= Instructions to follow =
Make an exact transcription of the material, leaving out all images.

= Records to use =

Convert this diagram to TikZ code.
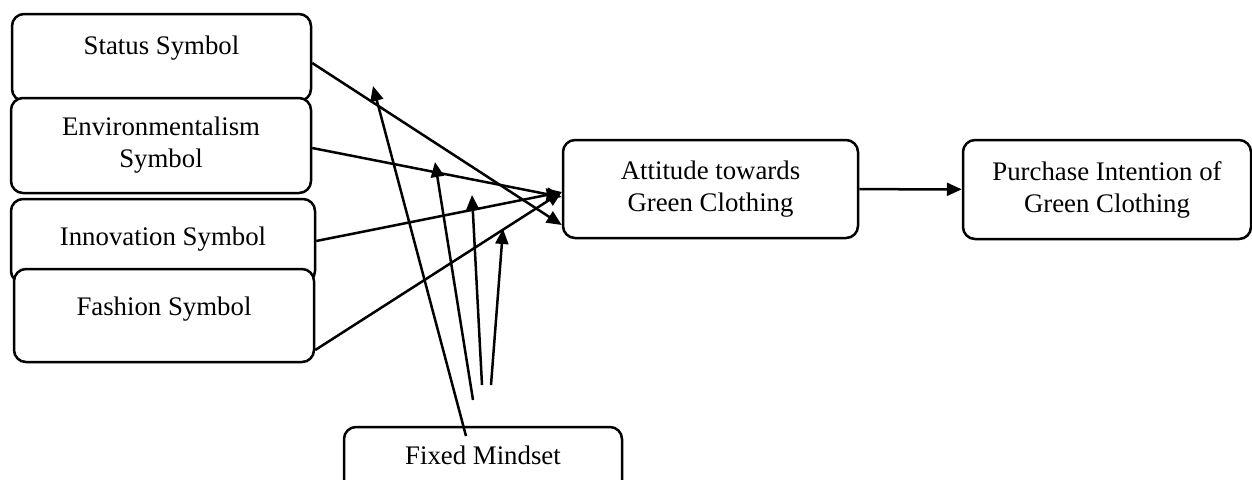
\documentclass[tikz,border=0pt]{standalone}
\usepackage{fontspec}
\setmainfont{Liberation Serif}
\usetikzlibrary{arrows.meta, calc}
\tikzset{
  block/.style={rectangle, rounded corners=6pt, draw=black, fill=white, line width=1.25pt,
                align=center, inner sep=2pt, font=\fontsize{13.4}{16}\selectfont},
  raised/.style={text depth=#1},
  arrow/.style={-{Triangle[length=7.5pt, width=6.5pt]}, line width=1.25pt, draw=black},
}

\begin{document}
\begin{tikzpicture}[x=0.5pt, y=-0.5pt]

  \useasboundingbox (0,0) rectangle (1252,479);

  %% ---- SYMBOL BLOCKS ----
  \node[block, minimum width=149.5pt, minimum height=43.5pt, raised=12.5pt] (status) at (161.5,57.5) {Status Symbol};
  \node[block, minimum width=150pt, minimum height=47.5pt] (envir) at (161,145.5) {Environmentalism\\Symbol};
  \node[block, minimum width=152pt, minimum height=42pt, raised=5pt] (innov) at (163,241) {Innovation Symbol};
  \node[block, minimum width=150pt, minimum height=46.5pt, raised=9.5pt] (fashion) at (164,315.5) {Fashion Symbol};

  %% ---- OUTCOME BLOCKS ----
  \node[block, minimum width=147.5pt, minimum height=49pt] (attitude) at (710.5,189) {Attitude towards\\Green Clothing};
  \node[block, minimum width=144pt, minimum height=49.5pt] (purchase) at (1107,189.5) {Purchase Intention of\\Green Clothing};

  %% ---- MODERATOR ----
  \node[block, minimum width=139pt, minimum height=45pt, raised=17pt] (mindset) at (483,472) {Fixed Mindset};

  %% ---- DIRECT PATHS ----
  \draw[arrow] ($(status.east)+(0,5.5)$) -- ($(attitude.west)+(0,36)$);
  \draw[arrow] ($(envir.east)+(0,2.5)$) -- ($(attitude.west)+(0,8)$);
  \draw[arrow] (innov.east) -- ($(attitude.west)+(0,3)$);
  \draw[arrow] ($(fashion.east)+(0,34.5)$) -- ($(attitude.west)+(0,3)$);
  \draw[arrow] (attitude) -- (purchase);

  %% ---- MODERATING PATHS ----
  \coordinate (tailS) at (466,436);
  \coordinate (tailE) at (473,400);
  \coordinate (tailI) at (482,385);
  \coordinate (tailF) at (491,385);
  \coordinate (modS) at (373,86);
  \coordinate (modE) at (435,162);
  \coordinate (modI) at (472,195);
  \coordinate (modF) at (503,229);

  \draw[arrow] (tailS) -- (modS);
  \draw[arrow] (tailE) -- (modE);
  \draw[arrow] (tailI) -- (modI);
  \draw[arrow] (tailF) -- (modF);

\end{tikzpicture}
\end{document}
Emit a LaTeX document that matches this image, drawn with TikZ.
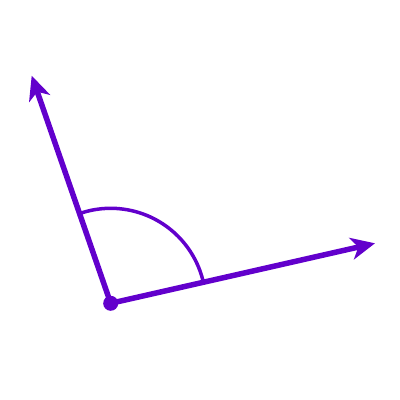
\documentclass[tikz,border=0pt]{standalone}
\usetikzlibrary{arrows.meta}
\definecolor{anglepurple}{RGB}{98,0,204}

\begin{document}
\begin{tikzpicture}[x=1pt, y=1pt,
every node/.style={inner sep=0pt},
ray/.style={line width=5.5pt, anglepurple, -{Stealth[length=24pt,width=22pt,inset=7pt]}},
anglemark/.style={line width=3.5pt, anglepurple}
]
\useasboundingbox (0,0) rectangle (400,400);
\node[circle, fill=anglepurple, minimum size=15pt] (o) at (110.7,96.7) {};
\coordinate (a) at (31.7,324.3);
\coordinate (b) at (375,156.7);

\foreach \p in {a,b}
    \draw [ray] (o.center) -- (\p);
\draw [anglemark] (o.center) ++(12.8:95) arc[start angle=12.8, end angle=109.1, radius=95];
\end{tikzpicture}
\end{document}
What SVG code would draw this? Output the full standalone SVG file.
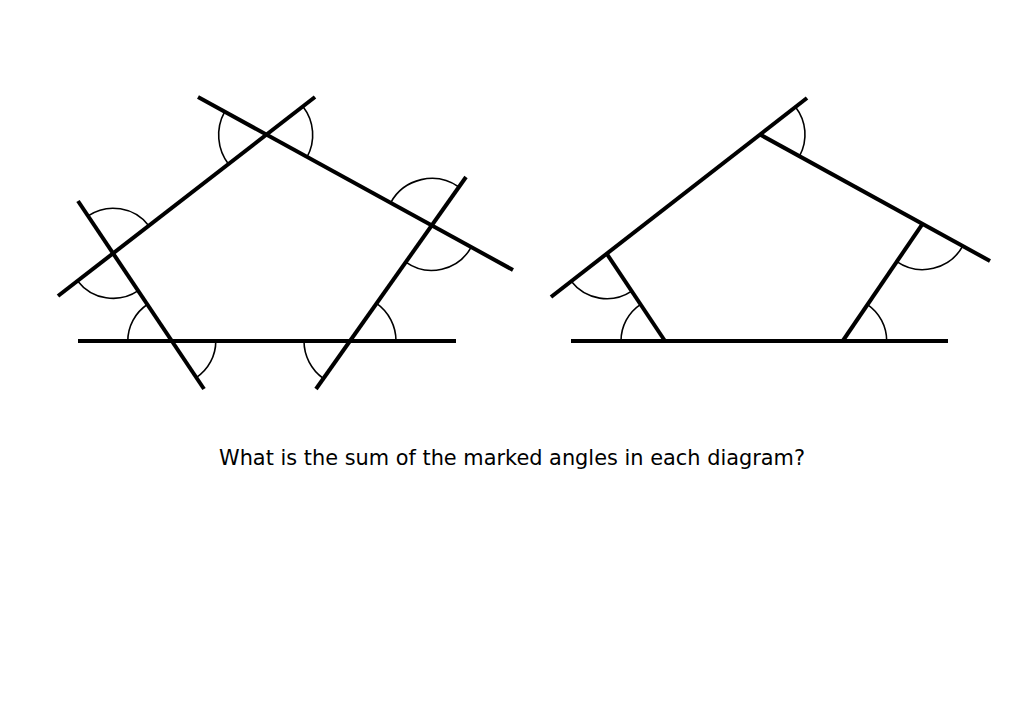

= Result of this task =
Convert this diagram to TikZ code.
\documentclass[tikz,border=0pt]{standalone}
\usepackage{fontspec}
\setmainfont{Liberation Serif}
\usetikzlibrary{arrows.meta, calc}
\tikzset{
  block/.style={rectangle, rounded corners=6pt, draw=black, fill=white, line width=1.25pt,
                align=center, inner sep=2pt, font=\fontsize{13.4}{16}\selectfont},
  raised/.style={text depth=#1},
  arrow/.style={-{Triangle[length=7.5pt, width=6.5pt]}, line width=1.25pt, draw=black},
}

\begin{document}
\begin{tikzpicture}[x=0.5pt, y=-0.5pt]

  \useasboundingbox (0,0) rectangle (1252,479);

  %% ---- SYMBOL BLOCKS ----
  \node[block, minimum width=149.5pt, minimum height=43.5pt, raised=12.5pt] (status) at (161.5,57.5) {Status Symbol};
  \node[block, minimum width=150pt, minimum height=47.5pt] (envir) at (161,145.5) {Environmentalism\\Symbol};
  \node[block, minimum width=152pt, minimum height=42pt, raised=5pt] (innov) at (163,241) {Innovation Symbol};
  \node[block, minimum width=150pt, minimum height=46.5pt, raised=9.5pt] (fashion) at (164,315.5) {Fashion Symbol};

  %% ---- OUTCOME BLOCKS ----
  \node[block, minimum width=147.5pt, minimum height=49pt] (attitude) at (710.5,189) {Attitude towards\\Green Clothing};
  \node[block, minimum width=144pt, minimum height=49.5pt] (purchase) at (1107,189.5) {Purchase Intention of\\Green Clothing};

  %% ---- MODERATOR ----
  \node[block, minimum width=139pt, minimum height=45pt, raised=17pt] (mindset) at (483,472) {Fixed Mindset};

  %% ---- DIRECT PATHS ----
  \draw[arrow] ($(status.east)+(0,5.5)$) -- ($(attitude.west)+(0,36)$);
  \draw[arrow] ($(envir.east)+(0,2.5)$) -- ($(attitude.west)+(0,8)$);
  \draw[arrow] (innov.east) -- ($(attitude.west)+(0,3)$);
  \draw[arrow] ($(fashion.east)+(0,34.5)$) -- ($(attitude.west)+(0,3)$);
  \draw[arrow] (attitude) -- (purchase);

  %% ---- MODERATING PATHS ----
  \coordinate (tailS) at (466,436);
  \coordinate (tailE) at (473,400);
  \coordinate (tailI) at (482,385);
  \coordinate (tailF) at (491,385);
  \coordinate (modS) at (373,86);
  \coordinate (modE) at (435,162);
  \coordinate (modI) at (472,195);
  \coordinate (modF) at (503,229);

  \draw[arrow] (tailS) -- (modS);
  \draw[arrow] (tailE) -- (modE);
  \draw[arrow] (tailI) -- (modI);
  \draw[arrow] (tailF) -- (modF);

\end{tikzpicture}
\end{document}
Emit a LaTeX document that matches this image, drawn with TikZ.
\documentclass[tikz,border=0pt]{standalone}
\usetikzlibrary{arrows.meta}
\definecolor{anglepurple}{RGB}{98,0,204}

\begin{document}
\begin{tikzpicture}[x=1pt, y=1pt,
every node/.style={inner sep=0pt},
ray/.style={line width=5.5pt, anglepurple, -{Stealth[length=24pt,width=22pt,inset=7pt]}},
anglemark/.style={line width=3.5pt, anglepurple}
]
\useasboundingbox (0,0) rectangle (400,400);
\node[circle, fill=anglepurple, minimum size=15pt] (o) at (110.7,96.7) {};
\coordinate (a) at (31.7,324.3);
\coordinate (b) at (375,156.7);

\foreach \p in {a,b}
    \draw [ray] (o.center) -- (\p);
\draw [anglemark] (o.center) ++(12.8:95) arc[start angle=12.8, end angle=109.1, radius=95];
\end{tikzpicture}
\end{document}
What SVG code would draw this? Output the full standalone SVG file.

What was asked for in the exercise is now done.